**WHAT IS EXPECTED**
Repeat the data below exactly, dropping any pictures it holds.
++++++++
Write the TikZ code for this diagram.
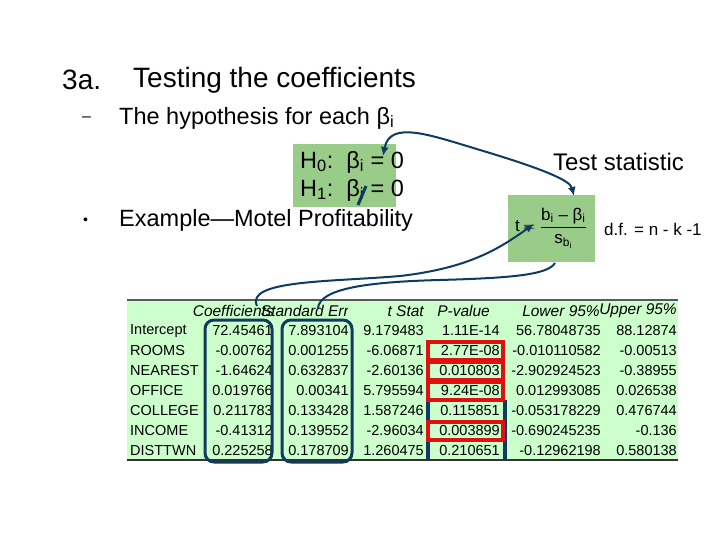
\documentclass[tikz,border=0pt]{standalone}
\usepackage{fontspec}
\setmainfont{Liberation Sans}
\usetikzlibrary{arrows.meta}
\definecolor{tblgreen}{HTML}{CCFFCC}
\definecolor{boxgreen}{HTML}{99CC88}
\definecolor{navy}{HTML}{0E3B5E}
\definecolor{redb}{HTML}{E01010}
\newcommand{\bi}{β\textsubscript{i}}
\begin{document}
\begin{tikzpicture}[x=1pt,y=-1pt,
  txt/.style={inner sep=0pt,font=\fontsize{23.5}{26}\selectfont},
  cell/.style={inner sep=0pt,anchor=east,font=\fontsize{14.5}{16}\selectfont},
  hdr/.style={inner sep=0pt,anchor=east,font=\fontsize{15.5}{16}\selectfont\itshape},
  lbl/.style={inner sep=0pt,anchor=west,font=\fontsize{14.5}{16}\selectfont},
  conn/.style={navy,line width=2pt},
  colbox/.style={navy,line width=3pt,rounded corners=9pt},
  pbox/.style={line width=3.5pt}]
\useasboundingbox (0,0) rectangle (720,540);
\node[txt,anchor=west,font=\fontsize{28}{30}\selectfont] (n3a) at (62,80) {3a.};
\node[txt,anchor=west,font=\fontsize{28}{30}\selectfont] (title) at (133,80) {Testing the coefficients};
\node[txt,anchor=west,font=\fontsize{16}{18}\selectfont] (d1) at (82,119) {–};
\node[txt,anchor=west] (hyp) at (119,118) {The hypothesis for each \bi};
\node[txt,anchor=west,font=\fontsize{14}{16}\selectfont] (b1) at (83,221) {•};
\node[txt,anchor=west] (ex) at (119,220) {Example—Motel Profitability};
% H box
\fill[boxgreen] (293,144) rectangle (396,207);
\node[txt,anchor=west] (h0) at (300,162) {H\textsubscript{0}:\ \ \bi{} = 0};
\node[txt,anchor=west] (h1) at (300,190) {H\textsubscript{1}:\ \ \bi{} = 0};
\draw[navy,line width=3pt] (358,205) -- (366,186);
\coordinate (hin) at (383,156);
% test box
\node[txt,anchor=west,font=\fontsize{24}{26}\selectfont] (ts) at (553,162) {Test statistic};
\fill[boxgreen] (508,195) rectangle (595,262);
\node[inner sep=0pt,font=\fontsize{17}{18}\selectfont] (tt) at (551,228) {t$\,=\displaystyle\frac{\mbox{b\textsubscript{i} – \bi}}{\mbox{s\textsubscript{b\textsubscript{i}}}}$};
\node[inner sep=0pt,anchor=west,font=\fontsize{17}{18}\selectfont] (df) at (604,229) {d.f. = n - k -1};
\coordinate (ttop) at (574,196);
\coordinate (tfr) at (534,224);
\coordinate (tbot) at (555,263);
% table
\fill[tblgreen] (127,300) rectangle (678,460);
\draw[gray!70!black,line width=1.5pt] (127,300) -- (678,300);
\draw[black!80,line width=2pt] (127,460) -- (678,460);
\node[hdr] (hc) at (274,311) {Coefficients};
\node[hdr] (hs) at (349,311) {Standard Err};
\fill[tblgreen] (348,302) rectangle (362,319);
\node[hdr] (ht) at (424,311) {t Stat};
\node[hdr] (hp) at (490,311) {P-value};
\node[hdr] (hl) at (600,311) {Lower 95\%};
\node[hdr] (hu) at (677,311) {Upper 95\%};
\foreach \y/\a/\b/\c/\d/\e/\f/\g in {
 331/Intercept/72.45461/7.893104/9.179483/1.11E-14/56.78048735/88.12874,
 351/ROOMS/-0.00762/0.001255/-6.06871/2.77E-08/-0.010110582/-0.00513,
 371/NEAREST/-1.64624/0.632837/-2.60136/0.010803/-2.902924523/-0.38955,
 391/OFFICE/0.019766/0.00341/5.795594/9.24E-08/0.012993085/0.026538,
 411/COLLEGE/0.211783/0.133428/1.587246/0.115851/-0.053178229/0.476744,
 431/INCOME/-0.41312/0.139552/-2.96034/0.003899/-0.690245235/-0.136,
 451/DISTTWN/0.225258/0.178709/1.260475/0.210651/-0.12962198/0.580138}{
 \node[lbl] at (130,\y) {\a};
 \node[cell] at (273,\y) {\b};
 \node[cell] at (349,\y) {\c};
 \node[cell] at (424,\y) {\d};
 \node[cell] at (500,\y) {\e};
 \node[cell] at (601,\y) {\f};
 \node[cell] at (677,\y) {\g};
}
\draw[colbox] (205,320) rectangle (272,462);
\draw[colbox] (282,320) rectangle (352,462);
\draw[navy,pbox] (428,400) -- (428,460) (505,400) -- (505,460) (428,400) -- (505,400);
\foreach \y in {351,371,391,431}{\draw[redb,pbox] (428,\y-9) rectangle (503,\y+9);}
\coordinate (ccol) at (257,306);
\coordinate (scol) at (318,308);
% connectors
\draw[conn,-{Latex[length=9pt,width=8pt]}] (ccol) .. controls (245,280) and (330,282) .. (400,276) .. controls (470,268) and (500,248) .. (tfr);
\draw[conn] (scol) .. controls (320,290) and (360,282) .. (440,280) .. controls (510,278) and (548,275) .. (tbot);
\draw[conn,{Latex[length=9pt,width=8pt]}-{Latex[length=9pt,width=8pt]}] (hin) .. controls (390,120) and (430,135) .. (480,150) .. controls (540,168) and (570,180) .. (ttop);
\end{tikzpicture}
\end{document}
++++++++
**RESULT OF THE TASK**
Write the TikZ code for this diagram.
\documentclass[tikz,border=0pt]{standalone}
\usepackage{fontspec}
\setmainfont{Liberation Sans}
\usetikzlibrary{arrows.meta}
\definecolor{tblgreen}{HTML}{CCFFCC}
\definecolor{boxgreen}{HTML}{99CC88}
\definecolor{navy}{HTML}{0E3B5E}
\definecolor{redb}{HTML}{E01010}
\newcommand{\bi}{β\textsubscript{i}}
\begin{document}
\begin{tikzpicture}[x=1pt,y=-1pt,
  txt/.style={inner sep=0pt,font=\fontsize{23.5}{26}\selectfont},
  cell/.style={inner sep=0pt,anchor=east,font=\fontsize{14.5}{16}\selectfont},
  hdr/.style={inner sep=0pt,anchor=east,font=\fontsize{15.5}{16}\selectfont\itshape},
  lbl/.style={inner sep=0pt,anchor=west,font=\fontsize{14.5}{16}\selectfont},
  conn/.style={navy,line width=2pt},
  colbox/.style={navy,line width=3pt,rounded corners=9pt},
  pbox/.style={line width=3.5pt}]
\useasboundingbox (0,0) rectangle (720,540);
\node[txt,anchor=west,font=\fontsize{28}{30}\selectfont] (n3a) at (62,80) {3a.};
\node[txt,anchor=west,font=\fontsize{28}{30}\selectfont] (title) at (133,80) {Testing the coefficients};
\node[txt,anchor=west,font=\fontsize{16}{18}\selectfont] (d1) at (82,119) {–};
\node[txt,anchor=west] (hyp) at (119,118) {The hypothesis for each \bi};
\node[txt,anchor=west,font=\fontsize{14}{16}\selectfont] (b1) at (83,221) {•};
\node[txt,anchor=west] (ex) at (119,220) {Example—Motel Profitability};
% H box
\fill[boxgreen] (293,144) rectangle (396,207);
\node[txt,anchor=west] (h0) at (300,162) {H\textsubscript{0}:\ \ \bi{} = 0};
\node[txt,anchor=west] (h1) at (300,190) {H\textsubscript{1}:\ \ \bi{} = 0};
\draw[navy,line width=3pt] (358,205) -- (366,186);
\coordinate (hin) at (383,156);
% test box
\node[txt,anchor=west,font=\fontsize{24}{26}\selectfont] (ts) at (553,162) {Test statistic};
\fill[boxgreen] (508,195) rectangle (595,262);
\node[inner sep=0pt,font=\fontsize{17}{18}\selectfont] (tt) at (551,228) {t$\,=\displaystyle\frac{\mbox{b\textsubscript{i} – \bi}}{\mbox{s\textsubscript{b\textsubscript{i}}}}$};
\node[inner sep=0pt,anchor=west,font=\fontsize{17}{18}\selectfont] (df) at (604,229) {d.f. = n - k -1};
\coordinate (ttop) at (574,196);
\coordinate (tfr) at (534,224);
\coordinate (tbot) at (555,263);
% table
\fill[tblgreen] (127,300) rectangle (678,460);
\draw[gray!70!black,line width=1.5pt] (127,300) -- (678,300);
\draw[black!80,line width=2pt] (127,460) -- (678,460);
\node[hdr] (hc) at (274,311) {Coefficients};
\node[hdr] (hs) at (349,311) {Standard Err};
\fill[tblgreen] (348,302) rectangle (362,319);
\node[hdr] (ht) at (424,311) {t Stat};
\node[hdr] (hp) at (490,311) {P-value};
\node[hdr] (hl) at (600,311) {Lower 95\%};
\node[hdr] (hu) at (677,311) {Upper 95\%};
\foreach \y/\a/\b/\c/\d/\e/\f/\g in {
 331/Intercept/72.45461/7.893104/9.179483/1.11E-14/56.78048735/88.12874,
 351/ROOMS/-0.00762/0.001255/-6.06871/2.77E-08/-0.010110582/-0.00513,
 371/NEAREST/-1.64624/0.632837/-2.60136/0.010803/-2.902924523/-0.38955,
 391/OFFICE/0.019766/0.00341/5.795594/9.24E-08/0.012993085/0.026538,
 411/COLLEGE/0.211783/0.133428/1.587246/0.115851/-0.053178229/0.476744,
 431/INCOME/-0.41312/0.139552/-2.96034/0.003899/-0.690245235/-0.136,
 451/DISTTWN/0.225258/0.178709/1.260475/0.210651/-0.12962198/0.580138}{
 \node[lbl] at (130,\y) {\a};
 \node[cell] at (273,\y) {\b};
 \node[cell] at (349,\y) {\c};
 \node[cell] at (424,\y) {\d};
 \node[cell] at (500,\y) {\e};
 \node[cell] at (601,\y) {\f};
 \node[cell] at (677,\y) {\g};
}
\draw[colbox] (205,320) rectangle (272,462);
\draw[colbox] (282,320) rectangle (352,462);
\draw[navy,pbox] (428,400) -- (428,460) (505,400) -- (505,460) (428,400) -- (505,400);
\foreach \y in {351,371,391,431}{\draw[redb,pbox] (428,\y-9) rectangle (503,\y+9);}
\coordinate (ccol) at (257,306);
\coordinate (scol) at (318,308);
% connectors
\draw[conn,-{Latex[length=9pt,width=8pt]}] (ccol) .. controls (245,280) and (330,282) .. (400,276) .. controls (470,268) and (500,248) .. (tfr);
\draw[conn] (scol) .. controls (320,290) and (360,282) .. (440,280) .. controls (510,278) and (548,275) .. (tbot);
\draw[conn,{Latex[length=9pt,width=8pt]}-{Latex[length=9pt,width=8pt]}] (hin) .. controls (390,120) and (430,135) .. (480,150) .. controls (540,168) and (570,180) .. (ttop);
\end{tikzpicture}
\end{document}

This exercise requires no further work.